Today dawned chilly and dank. The abundant rains this spring and early summer have created a lush green world, and those luscious greens seem even more robust in today’s saturated air!

The Connecticut river marks the divide between the Green Mountains and the Whites. On our western side of the state Lake Champlain demarcates the Greens and the Adirondacks. Here in the great valley the landscape is gently rolling and the soils are relatively deep and rich. The valleys, rivers, and mountains of this part of the Northeast are rife with history, and rich in story. They are also strikingly beautiful.

Last weekend we were in eastern Vermont, visiting a farmstead that looks east over the Whites. The view is iconic: rolling mountains overlap as far as one can see. Just out of sight in the deep valleys lie the White and Connecticut rivers, which meet not far from where we stood. The landscape seems to converge there as do the waters draining off the mountains. Last year the rivers were running quite low; this year they are full.

Our lovely weekend has been followed by a week saturated with distressing news. Congress seems determined to put healthcare, and the lives of millions of people, in  jeopardy, and to do the same with the lives of endangered species.  There is talk of repealing the Americans with Disabilities Act, and returning to old policies that address Native issues by erasing the legal status of tribes and individuals en mass. Once again the connection between basic human needs, Native rights, and the fate of the environment are shown to be inextricably woven together.

As a disabled person who identifies as Native and loves the Natural world in all its complexity, I find myself wondering why anyone would want to do so much damage to others, even as I recognize these actions as business as usual. Much of North American history has been a story of utilizing power to disenfranchise individuals, communities, and the Natural world in order to benefit a few. Yet the public narrative is predominantly one that obscures the ruthlessness of power by erasing genocide, slavery, and environmental ruin. Surely it is no accident we have, collectively, learned to live with a high degree of cognitive dissonance, and to insulate ourselves against the pain by utilizing an array of strategies including over consumption, drugs, and media.

Next week brings July 4th, Independence Day here in the U.S., and this summer Canada, our neighbor a few miles to the north, is celebrating 150 years of Confederation. For Native people in both countries there is not a lot to celebrate. Canada does do better with access to healthcare, and with a range of disability issues, although if one tries to navigate Montreal one would not know that. (We spent time in Woodstock, Vermont, last weekend, a town that somehow remains almost entirely inaccessible thirty years post ADA.)

In both countries Native issues and accessibility concerns overlap in that they are both about inclusion and sovereignty, identity and self-determination. No wonder the current assault on healthcare, Natives, and disability rights here in the U.S. is being met with protests and arrests, as it was for much of the last decade in Canada. How odd to see people in wheelchairs being arrested for demanding inclusion and safety; I thought we had gotten past that in the Eighties!
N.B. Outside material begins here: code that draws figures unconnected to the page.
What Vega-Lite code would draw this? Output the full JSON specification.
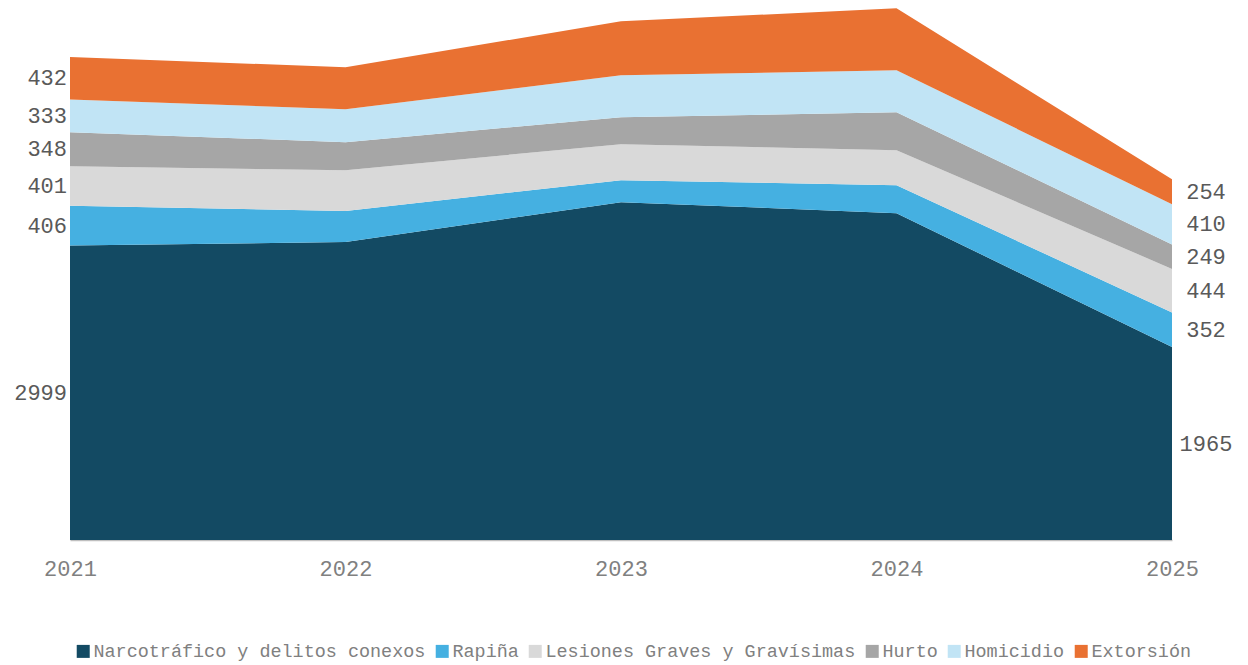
{
  "$schema": "https://vega.github.io/schema/vega-lite/v6.json",
  "autosize": "none",
  "width": 1102,
  "height": 540,
  "padding": {"left": 70, "right": 76, "top": 0, "bottom": 125},
  "background": "white",
  "config": {"view": {"stroke": null}, "font": "Liberation Mono"},
  "data": {"values": [
    {"year": 2021, "c": "Narcotráfico y delitos conexos", "v": 2999},
    {"year": 2021, "c": "Rapiña", "v": 406},
    {"year": 2021, "c": "Lesiones Graves y Gravísimas", "v": 401},
    {"year": 2021, "c": "Hurto", "v": 348},
    {"year": 2021, "c": "Homicidio", "v": 333},
    {"year": 2021, "c": "Extorsión", "v": 432},
    {"year": 2022, "c": "Narcotráfico y delitos conexos", "v": 3034},
    {"year": 2022, "c": "Rapiña", "v": 316},
    {"year": 2022, "c": "Lesiones Graves y Gravísimas", "v": 417},
    {"year": 2022, "c": "Hurto", "v": 285},
    {"year": 2022, "c": "Homicidio", "v": 336},
    {"year": 2022, "c": "Extorsión", "v": 427},
    {"year": 2023, "c": "Narcotráfico y delitos conexos", "v": 3441},
    {"year": 2023, "c": "Rapiña", "v": 224},
    {"year": 2023, "c": "Lesiones Graves y Gravísimas", "v": 366},
    {"year": 2023, "c": "Hurto", "v": 275},
    {"year": 2023, "c": "Homicidio", "v": 427},
    {"year": 2023, "c": "Extorsión", "v": 550},
    {"year": 2024, "c": "Narcotráfico y delitos conexos", "v": 3329},
    {"year": 2024, "c": "Rapiña", "v": 285},
    {"year": 2024, "c": "Lesiones Graves y Gravísimas", "v": 356},
    {"year": 2024, "c": "Hurto", "v": 387},
    {"year": 2024, "c": "Homicidio", "v": 427},
    {"year": 2024, "c": "Extorsión", "v": 631},
    {"year": 2025, "c": "Narcotráfico y delitos conexos", "v": 1965},
    {"year": 2025, "c": "Rapiña", "v": 352},
    {"year": 2025, "c": "Lesiones Graves y Gravísimas", "v": 444},
    {"year": 2025, "c": "Hurto", "v": 249},
    {"year": 2025, "c": "Homicidio", "v": 410},
    {"year": 2025, "c": "Extorsión", "v": 254}
  ]},
  "transform": [
    {"calculate": "indexof(['Narcotráfico y delitos conexos','Rapiña','Lesiones Graves y Gravísimas','Hurto','Homicidio','Extorsión'], datum.c)", "as": "o"},
    {"stack": "v", "groupby": ["year"], "sort": [{"field": "o", "order": "ascending"}], "as": ["y0", "y1"]},
    {"calculate": "(datum.y0 + datum.y1) / 2", "as": "ym"}
  ],
  "layer": [
    {
      "mark": {"type": "area", "line": false, "opacity": 1},
      "encoding": {
        "x": {"field": "year", "type": "quantitative",
          "scale": {"domain": [2021, 2025], "nice": false, "zero": false},
          "axis": {"values": [2021, 2022, 2023, 2024, 2025], "format": "d", "title": null,
            "ticks": false, "grid": false, "domainColor": "#BFBFBF", "domainWidth": 1.5,
            "labelFlush": false, "labelFontSize": 22, "labelColor": "#808080", "labelPadding": 18, "labelFont": "Liberation Mono"}},
        "y": {"field": "y1", "type": "quantitative", "scale": {"domain": [0, 5500], "nice": false}, "axis": null},
        "y2": {"field": "y0"},
        "order": {"field": "o"},
        "color": {"field": "c", "type": "nominal",
          "scale": {"domain": ["Narcotráfico y delitos conexos", "Rapiña", "Lesiones Graves y Gravísimas", "Hurto", "Homicidio", "Extorsión"],
            "range": ["#134A63", "#45B0E1", "#D9D9D9", "#A6A6A6", "#C1E4F5", "#E97132"]},
          "legend": {"title": null, "orient": "none", "legendX": 4, "legendY": 642, "direction": "horizontal",
            "symbolType": "square", "symbolSize": 169, "symbolStrokeWidth": 0, "labelFontSize": 18.45,
            "labelColor": "#808080", "labelFont": "Liberation Mono", "labelLimit": 600, "labelOffset": 1,
            "columnPadding": 7, "columns": 6, "padding": 0}}
      }
    },
    {
      "transform": [{"filter": "datum.year == 2021"}],
      "mark": {"type": "text", "align": "right", "baseline": "middle", "dx": -3, "fontSize": 22, "color": "#595959", "font": "Liberation Mono"},
      "encoding": {
        "x": {"field": "year", "type": "quantitative"},
        "y": {"field": "ym", "type": "quantitative"},
        "text": {"field": "v", "type": "quantitative", "format": "d"}
      }
    },
    {
      "transform": [{"filter": "datum.year == 2025"}],
      "mark": {"type": "text", "align": "center", "baseline": "middle", "dx": 34, "fontSize": 22, "color": "#595959", "font": "Liberation Mono"},
      "encoding": {
        "x": {"field": "year", "type": "quantitative"},
        "y": {"field": "ym", "type": "quantitative"},
        "text": {"field": "v", "type": "quantitative", "format": "d"}
      }
    }
  ]
}
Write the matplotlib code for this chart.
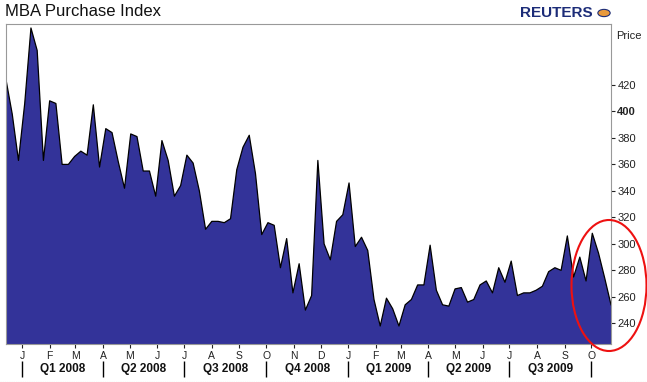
import matplotlib
matplotlib.use("Agg")
import matplotlib.pyplot as plt
import matplotlib.dates as mdates
from matplotlib.patches import Ellipse, Circle
import pandas as pd
import numpy as np

plt.rcParams['font.family'] = ['Liberation Sans', 'DejaVu Sans']

# ---- data ----
start_date = "2007-12-14"
values = [424, 398, 363, 406, 463, 446, 363, 408, 406, 360,
          360, 366, 370, 367, 405, 358, 387, 384, 362, 342,
          383, 381, 355, 355, 336, 378, 363, 336, 344, 367,
          361, 340, 311, 317, 317, 316, 319, 356, 373, 382,
          353, 307, 316, 314, 282, 304, 263, 285, 250, 261,
          363, 300, 288, 317, 322, 346, 298, 305, 295, 258,
          238, 259, 251, 238, 254, 258, 269, 269, 299, 265,
          254, 253, 266, 267, 256, 258, 269, 272, 263, 282,
          271, 287, 261, 263, 263, 265, 268, 279, 282, 280,
          306, 275, 290, 272, 308, 293, 274, 254]
dates = pd.date_range(start_date, periods=len(values), freq="7D")
y_ticks = [240, 260, 280, 300, 320, 340, 360, 380, 400, 420]
month_letters = ["J", "F", "M", "A", "M", "J", "J", "A", "S", "O", "N", "D"]
quarter_labels = ["Q1 2008", "Q2 2008", "Q3 2008", "Q4 2008",
                  "Q1 2009", "Q2 2009", "Q3 2009"]
quarter_starts = pd.date_range("2008-01-01", "2009-10-01", freq="QS")

W, H = 647, 382
fig = plt.figure(figsize=(W / 100, H / 100), dpi=100)
ax_h = 344 - 24
ax = fig.add_axes([6 / W, (H - 344) / H, 605 / W, ax_h / H])

ax.fill_between(dates, values, 0, color="#333399", linewidth=0)
ax.plot(dates, values, color="black", linewidth=0.9)

ax.set_xlim(dates[0], dates[-1])
ax.set_ylim(224.4, 466)

# y axis on right
ax.yaxis.tick_right()
ax.set_yticks(y_ticks)
ax.set_yticklabels([str(v) for v in y_ticks])
ax.tick_params(axis="y", direction="out", length=3, width=0.8, pad=1.5,
               labelsize=8, colors="#222222")
for lbl in ax.get_yticklabels():
    if lbl.get_text() == "400":
        lbl.set_fontweight("bold")

# x axis month ticks
ax.xaxis.set_major_locator(mdates.MonthLocator())
ax.xaxis.set_major_formatter(plt.FuncFormatter(
    lambda x, pos: month_letters[mdates.num2date(x).month - 1]))
ax.tick_params(axis="x", direction="out", length=3, width=0.8, pad=2,
               labelsize=7.5, colors="#222222")

for s in ["top", "left", "right", "bottom"]:
    ax.spines[s].set_linestyle((0, (1, 1)))
    ax.spines[s].set_color("#999999")
    ax.spines[s].set_linewidth(0.8)

# quarter separators and labels (offsets in pixels below axes bottom)
xt = ax.get_xaxis_transform()
qnums = mdates.date2num(quarter_starts)
ax.vlines(qnums, -17 / ax_h, -33 / ax_h, transform=xt, color="black",
          linewidth=1.0, clip_on=False)
for i, lab in enumerate(quarter_labels):
    xm = (qnums[i] + qnums[i + 1]) / 2
    ax.text(xm, -25 / ax_h, lab, transform=xt, ha="center", va="center",
            fontsize=8.5, fontweight="bold", color="#111111")

# title and labels
fig.text(5 / W, 1 - 12 / H, "MBA Purchase Index", fontsize=12,
         ha="left", va="center", color="#111111")
fig.text(593 / W, 1 - 13 / H, "REUTERS", fontsize=11, fontweight="bold",
         ha="right", va="center", color="#1c2c78")
fig.patches.append(Circle((604 / W, 1 - 13 / H), 0.0095,
                          transform=fig.transFigure, facecolor="#e89a3c",
                          edgecolor="#1c2c78", linewidth=0.8))
fig.text(616 / W, 1 - 36 / H, "Price", fontsize=8, ha="left", va="center",
         color="#222222")

# red ellipse annotation
fig.patches.append(Ellipse((609 / W, 1 - 285.5 / H), 75 / W, 131 / H,
                           transform=fig.transFigure, fill=False,
                           edgecolor="#ee1111", linewidth=1.5))

# faint bottom line
fig.add_artist(plt.Line2D([0, 1], [0.5 / H, 0.5 / H], transform=fig.transFigure,
                          color="#a8d8a8", linewidth=0.8, linestyle=(0, (1, 1))))

fig.savefig("out.png", dpi=100)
Most likely the current turn of affairs was predictable given the fate of Black Lives Matter. Greed holds power by isolating individuals and groups, defining them as other and marginal, and erasing the history and impacts of its effects in their lives. Erasure lies at the very core of the history and practice of North American governance, as does the harsh repression of any attempt to truly change the essentially colonial structure of government.

 

 

12 thoughts on “Report from the Mountains

  1. It seems like we are revisiting issues over and over, Michael. History is important and most people don’t love or appreciate or know history enough. If they did we would not have to revisit atrocity over and over.

  2. Sad, worrying times we’re witnessing in many places. And yet here I feel just an inkling of hope that many more people than expected voted for a manifesto that sought to offer a more just country.

  3. Beautiful photos! Nature is rich and diverse, and returning to it is how I “breathe normally”. Power struggles tend to constrict my breathing so habitually that I almost stop noticing that I’m strangling. I bet that’s a metaphor you can relate to!

  4. Thank you for your great post Michael. Problems and issues concerning those who are not in control unfortunately remain with us. We dream of those days past when ‘things were different’ and can only imagine and work towards a future that includes the well being of All life.

    1. Depends who one speaks with. Trump supporters are still supportive of him. This includes some very frightening groups of supporters, and a lot of very hopeless, desperate people who have been ignored by main line party politicians for decades. More than 50% of the population is angry and scared, and actively fighting the Republican agenda. Only about 35% of people support the Republican agenda but the Republicans seem determined to create a permanent governance through something that looks a lot like fascism. The extremes on both sides are about equal in numbers and the situation
      Threatens to become untenable. The level of fear and rage is increasingly intolerable.